Mein Vater Horst Hörig 1914 - 1961

Horst Hörig und seine Tochter Petra

Horst Hörig und seine Tochter Petra im Lungensanatorium Hage (Ostfriesland), 1954. Foto: privat

Am 13. September 1961 beging mein Vater Selbstmord. Ich war damals elf Jahre alt. Ein schwerer Schock. Ich verstand es nicht. Er war doch nicht krank gewesen. Erst vierzig Jahre später sollte ich die Hintergründe für diesen Entschluss erfahren.

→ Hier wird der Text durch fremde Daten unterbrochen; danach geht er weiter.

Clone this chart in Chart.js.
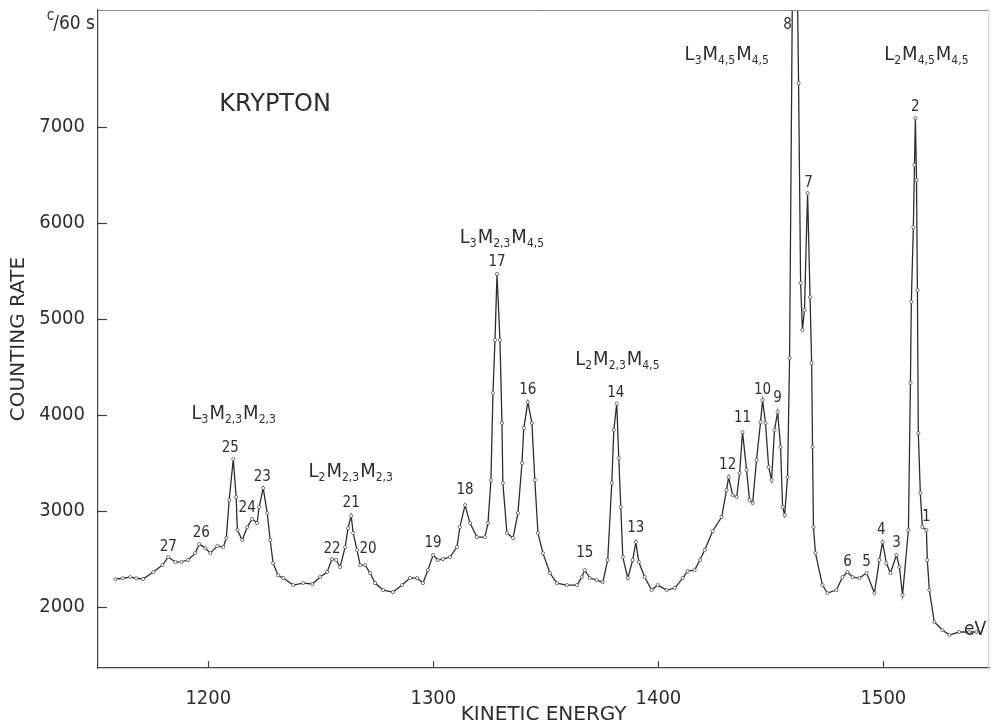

1914 wird mein Vater als erstes Kind der Eheleute Richard Wilhelm Hörig und Erna, geb. Richter, in Leipzig-Lindenau geboren. Die Kindheit verbringt er in Zittau. Dort betreibt sein Vater eine Seifenfabrik. Als mein Vater 9 Jahre ist, stirbt seine Mutter. Sein Vater heiratet ein zweites Mal und gründet eine neue Familie. Die Kinder aus erster Ehe werden außer Haus gegeben. Mein Vater kommt auf die Höhere Schule nach Kleinwelka/Bautzen, ein Internat. Danach besucht er ein Gymnasium in Köln. Hier wohnt er bei einer evangelischen Pfarrersfamilie. Nach beendeter Schule beginnt er eine Koch- und Konditorlehre. Er begeht kleine Diebstähle und wird aktenkundig bei der Fürsorge. Kontakte zu seiner Familie in dieser Zeit sind nicht bekannt.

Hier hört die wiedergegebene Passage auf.